begin Information shown

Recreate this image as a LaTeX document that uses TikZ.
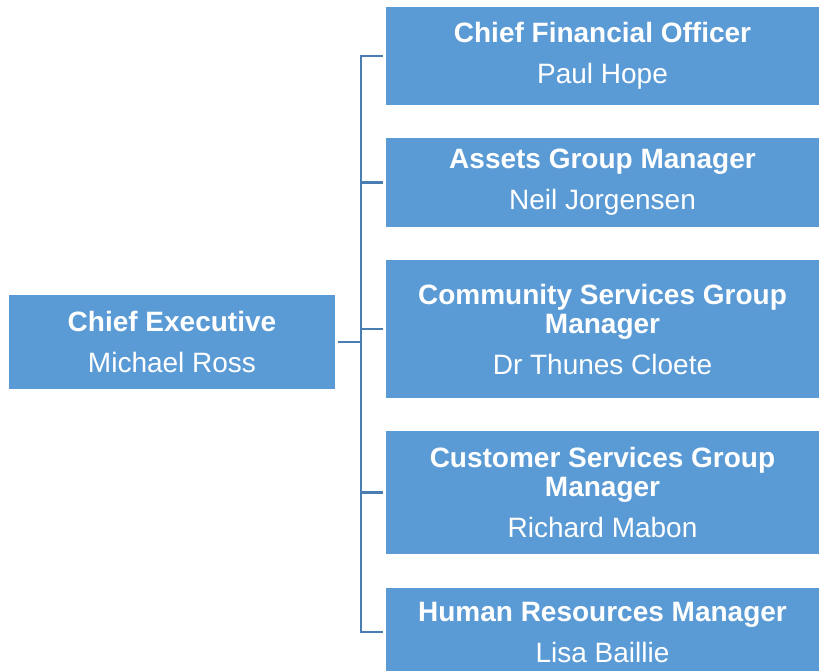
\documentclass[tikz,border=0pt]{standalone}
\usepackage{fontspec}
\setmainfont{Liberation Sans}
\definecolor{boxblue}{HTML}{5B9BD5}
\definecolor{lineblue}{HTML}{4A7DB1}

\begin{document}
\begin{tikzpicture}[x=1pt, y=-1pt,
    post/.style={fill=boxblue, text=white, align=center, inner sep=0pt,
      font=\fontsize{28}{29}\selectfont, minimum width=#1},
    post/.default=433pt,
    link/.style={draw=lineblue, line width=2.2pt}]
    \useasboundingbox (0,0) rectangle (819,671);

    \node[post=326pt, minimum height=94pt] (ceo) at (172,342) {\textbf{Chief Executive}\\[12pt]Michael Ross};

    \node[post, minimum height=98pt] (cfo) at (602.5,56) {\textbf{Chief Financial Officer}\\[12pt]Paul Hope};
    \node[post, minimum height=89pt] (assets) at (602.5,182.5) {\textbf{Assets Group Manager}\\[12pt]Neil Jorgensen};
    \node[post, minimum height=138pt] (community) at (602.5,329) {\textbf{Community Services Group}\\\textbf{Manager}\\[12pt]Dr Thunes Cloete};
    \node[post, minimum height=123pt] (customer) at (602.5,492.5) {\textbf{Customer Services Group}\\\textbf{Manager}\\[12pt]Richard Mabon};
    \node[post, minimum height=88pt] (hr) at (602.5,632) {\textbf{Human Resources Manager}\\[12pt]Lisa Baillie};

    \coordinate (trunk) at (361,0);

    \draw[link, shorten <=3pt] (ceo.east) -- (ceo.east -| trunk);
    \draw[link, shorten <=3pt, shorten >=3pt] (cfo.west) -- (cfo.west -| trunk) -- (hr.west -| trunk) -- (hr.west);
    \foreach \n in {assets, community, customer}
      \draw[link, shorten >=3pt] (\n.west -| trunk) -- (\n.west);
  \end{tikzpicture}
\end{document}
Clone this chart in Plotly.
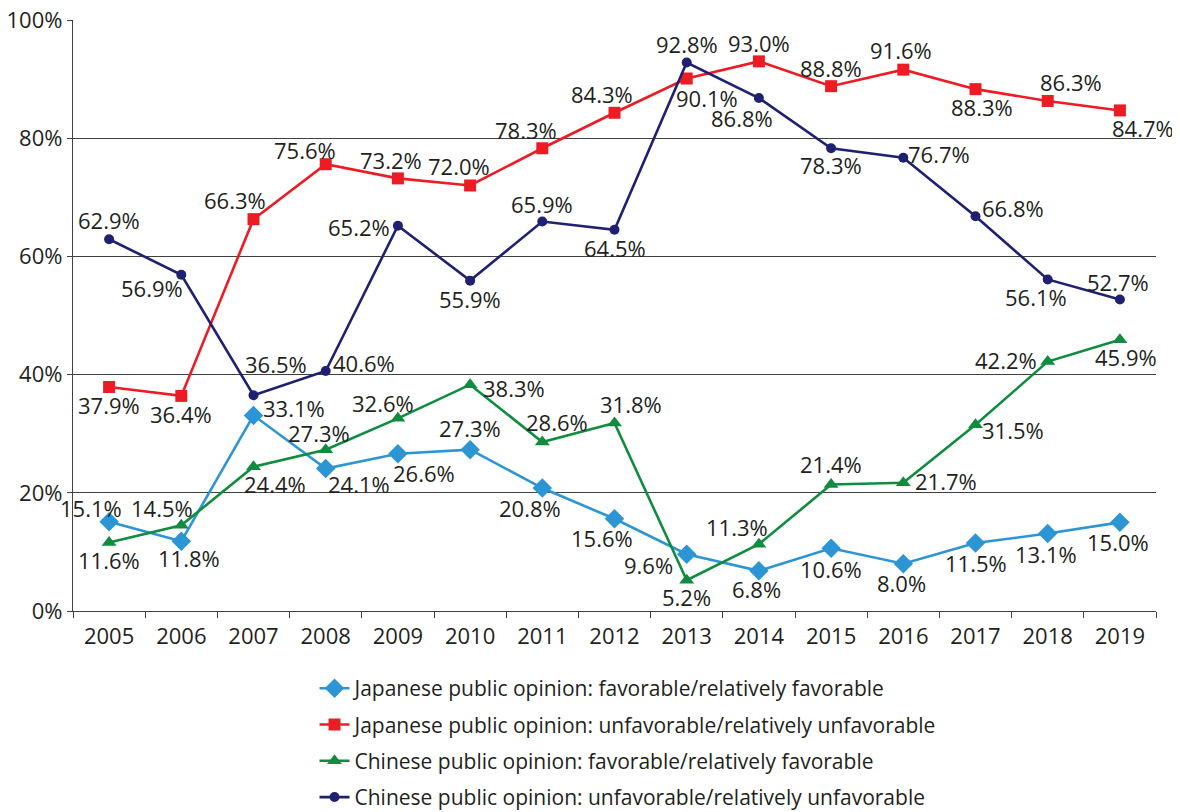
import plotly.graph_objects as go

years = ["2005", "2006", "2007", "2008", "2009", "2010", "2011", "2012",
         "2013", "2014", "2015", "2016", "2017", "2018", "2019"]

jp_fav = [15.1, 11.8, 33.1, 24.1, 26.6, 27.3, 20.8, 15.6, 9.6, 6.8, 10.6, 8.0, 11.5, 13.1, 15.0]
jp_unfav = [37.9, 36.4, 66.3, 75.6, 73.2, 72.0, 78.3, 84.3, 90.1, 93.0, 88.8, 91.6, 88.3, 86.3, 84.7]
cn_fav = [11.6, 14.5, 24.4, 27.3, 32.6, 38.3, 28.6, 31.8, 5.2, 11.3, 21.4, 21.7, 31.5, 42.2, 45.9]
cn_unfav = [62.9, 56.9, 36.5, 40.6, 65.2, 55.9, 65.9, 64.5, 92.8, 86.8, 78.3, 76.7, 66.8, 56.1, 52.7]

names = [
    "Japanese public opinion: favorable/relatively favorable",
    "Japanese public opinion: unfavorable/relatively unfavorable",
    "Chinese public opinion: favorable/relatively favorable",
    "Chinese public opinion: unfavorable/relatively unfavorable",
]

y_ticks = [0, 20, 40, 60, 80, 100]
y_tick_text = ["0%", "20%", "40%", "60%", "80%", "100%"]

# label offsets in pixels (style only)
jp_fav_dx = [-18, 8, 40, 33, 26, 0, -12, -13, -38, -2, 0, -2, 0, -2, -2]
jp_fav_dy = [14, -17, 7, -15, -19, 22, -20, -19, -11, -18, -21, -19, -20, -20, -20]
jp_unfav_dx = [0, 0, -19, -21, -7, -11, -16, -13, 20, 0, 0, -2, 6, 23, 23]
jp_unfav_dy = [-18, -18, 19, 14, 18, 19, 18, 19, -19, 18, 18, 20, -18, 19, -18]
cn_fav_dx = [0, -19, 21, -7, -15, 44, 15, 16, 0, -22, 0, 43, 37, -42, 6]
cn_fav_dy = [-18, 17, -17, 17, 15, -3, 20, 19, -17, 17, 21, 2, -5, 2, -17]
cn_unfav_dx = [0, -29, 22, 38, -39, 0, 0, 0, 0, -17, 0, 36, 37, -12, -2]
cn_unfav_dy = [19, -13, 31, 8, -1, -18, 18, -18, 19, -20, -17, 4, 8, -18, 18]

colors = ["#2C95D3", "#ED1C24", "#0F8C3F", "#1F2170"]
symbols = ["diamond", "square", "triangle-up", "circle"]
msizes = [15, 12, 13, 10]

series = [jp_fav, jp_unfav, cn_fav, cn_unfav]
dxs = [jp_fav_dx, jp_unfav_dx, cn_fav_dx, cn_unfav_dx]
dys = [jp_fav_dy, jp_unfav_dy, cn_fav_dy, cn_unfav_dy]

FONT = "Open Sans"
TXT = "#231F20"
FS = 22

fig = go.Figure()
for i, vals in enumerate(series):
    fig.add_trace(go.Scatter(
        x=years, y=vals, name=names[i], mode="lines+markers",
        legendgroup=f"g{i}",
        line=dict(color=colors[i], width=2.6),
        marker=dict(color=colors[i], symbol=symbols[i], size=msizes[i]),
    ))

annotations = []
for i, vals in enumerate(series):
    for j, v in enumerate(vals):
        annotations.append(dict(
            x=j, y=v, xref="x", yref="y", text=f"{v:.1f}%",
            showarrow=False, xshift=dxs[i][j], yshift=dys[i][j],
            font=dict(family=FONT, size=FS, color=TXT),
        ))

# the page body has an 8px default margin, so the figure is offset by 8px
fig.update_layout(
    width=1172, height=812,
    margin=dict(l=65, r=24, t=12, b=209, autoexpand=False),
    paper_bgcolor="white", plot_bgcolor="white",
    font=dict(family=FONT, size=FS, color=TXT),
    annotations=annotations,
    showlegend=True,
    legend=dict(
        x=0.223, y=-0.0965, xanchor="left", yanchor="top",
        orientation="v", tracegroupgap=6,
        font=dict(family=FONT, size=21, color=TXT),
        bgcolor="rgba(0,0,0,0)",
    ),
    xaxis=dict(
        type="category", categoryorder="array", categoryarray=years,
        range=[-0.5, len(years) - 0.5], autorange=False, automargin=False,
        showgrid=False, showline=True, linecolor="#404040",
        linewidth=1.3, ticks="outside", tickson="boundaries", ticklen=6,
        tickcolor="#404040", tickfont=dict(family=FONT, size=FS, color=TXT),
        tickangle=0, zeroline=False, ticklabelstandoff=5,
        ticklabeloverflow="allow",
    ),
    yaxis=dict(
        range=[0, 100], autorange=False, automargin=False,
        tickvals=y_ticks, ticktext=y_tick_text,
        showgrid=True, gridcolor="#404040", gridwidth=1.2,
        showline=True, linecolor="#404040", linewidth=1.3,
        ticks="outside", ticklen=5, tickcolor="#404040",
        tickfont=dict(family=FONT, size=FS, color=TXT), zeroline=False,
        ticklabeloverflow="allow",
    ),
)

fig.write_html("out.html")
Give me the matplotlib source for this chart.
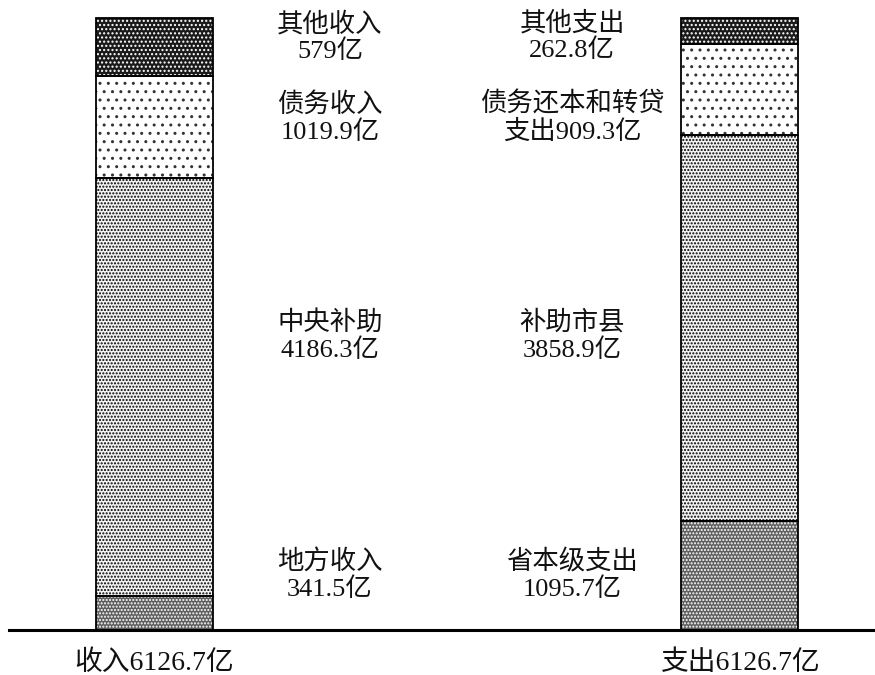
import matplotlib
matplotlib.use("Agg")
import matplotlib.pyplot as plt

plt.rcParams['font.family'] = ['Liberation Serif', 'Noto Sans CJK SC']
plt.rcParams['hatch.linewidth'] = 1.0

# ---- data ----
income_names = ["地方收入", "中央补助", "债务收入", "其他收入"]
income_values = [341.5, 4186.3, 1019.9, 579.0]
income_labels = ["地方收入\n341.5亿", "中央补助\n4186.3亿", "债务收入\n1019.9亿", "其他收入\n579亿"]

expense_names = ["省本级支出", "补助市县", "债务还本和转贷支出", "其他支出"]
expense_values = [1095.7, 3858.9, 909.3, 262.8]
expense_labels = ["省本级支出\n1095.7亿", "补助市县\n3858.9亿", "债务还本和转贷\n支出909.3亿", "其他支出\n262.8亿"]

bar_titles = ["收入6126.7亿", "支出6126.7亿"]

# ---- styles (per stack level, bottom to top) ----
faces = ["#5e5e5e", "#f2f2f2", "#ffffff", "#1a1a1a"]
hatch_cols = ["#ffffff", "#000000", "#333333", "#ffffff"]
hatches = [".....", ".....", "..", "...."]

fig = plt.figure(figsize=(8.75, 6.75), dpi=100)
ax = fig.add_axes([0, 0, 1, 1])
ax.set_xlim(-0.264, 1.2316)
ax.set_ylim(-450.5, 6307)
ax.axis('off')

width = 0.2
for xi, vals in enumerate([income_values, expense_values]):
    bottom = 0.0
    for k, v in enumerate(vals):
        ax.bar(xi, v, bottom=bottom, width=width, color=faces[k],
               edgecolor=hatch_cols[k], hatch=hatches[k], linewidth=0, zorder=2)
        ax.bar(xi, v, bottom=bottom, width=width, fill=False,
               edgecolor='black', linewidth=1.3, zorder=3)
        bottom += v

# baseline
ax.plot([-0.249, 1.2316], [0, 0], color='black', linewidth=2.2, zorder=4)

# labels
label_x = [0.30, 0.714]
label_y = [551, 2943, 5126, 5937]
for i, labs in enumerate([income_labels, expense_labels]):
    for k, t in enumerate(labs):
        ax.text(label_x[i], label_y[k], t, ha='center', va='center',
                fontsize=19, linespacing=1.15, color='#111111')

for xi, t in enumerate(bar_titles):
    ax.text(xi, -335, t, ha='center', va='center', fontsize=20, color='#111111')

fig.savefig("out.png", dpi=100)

end Information shown

Exercise goal |
Take the lines above from the top of the records through the one with "import plotly.graph_objects as go" and repeat them exactly, without any pictures.

Exercise result |
Recreate this image as a LaTeX document that uses TikZ.
\documentclass[tikz,border=0pt]{standalone}
\usepackage{fontspec}
\setmainfont{Liberation Sans}
\definecolor{boxblue}{HTML}{5B9BD5}
\definecolor{lineblue}{HTML}{4A7DB1}

\begin{document}
\begin{tikzpicture}[x=1pt, y=-1pt,
    post/.style={fill=boxblue, text=white, align=center, inner sep=0pt,
      font=\fontsize{28}{29}\selectfont, minimum width=#1},
    post/.default=433pt,
    link/.style={draw=lineblue, line width=2.2pt}]
    \useasboundingbox (0,0) rectangle (819,671);

    \node[post=326pt, minimum height=94pt] (ceo) at (172,342) {\textbf{Chief Executive}\\[12pt]Michael Ross};

    \node[post, minimum height=98pt] (cfo) at (602.5,56) {\textbf{Chief Financial Officer}\\[12pt]Paul Hope};
    \node[post, minimum height=89pt] (assets) at (602.5,182.5) {\textbf{Assets Group Manager}\\[12pt]Neil Jorgensen};
    \node[post, minimum height=138pt] (community) at (602.5,329) {\textbf{Community Services Group}\\\textbf{Manager}\\[12pt]Dr Thunes Cloete};
    \node[post, minimum height=123pt] (customer) at (602.5,492.5) {\textbf{Customer Services Group}\\\textbf{Manager}\\[12pt]Richard Mabon};
    \node[post, minimum height=88pt] (hr) at (602.5,632) {\textbf{Human Resources Manager}\\[12pt]Lisa Baillie};

    \coordinate (trunk) at (361,0);

    \draw[link, shorten <=3pt] (ceo.east) -- (ceo.east -| trunk);
    \draw[link, shorten <=3pt, shorten >=3pt] (cfo.west) -- (cfo.west -| trunk) -- (hr.west -| trunk) -- (hr.west);
    \foreach \n in {assets, community, customer}
      \draw[link, shorten >=3pt] (\n.west -| trunk) -- (\n.west);
  \end{tikzpicture}
\end{document}
Clone this chart in Plotly.
import plotly.graph_objects as go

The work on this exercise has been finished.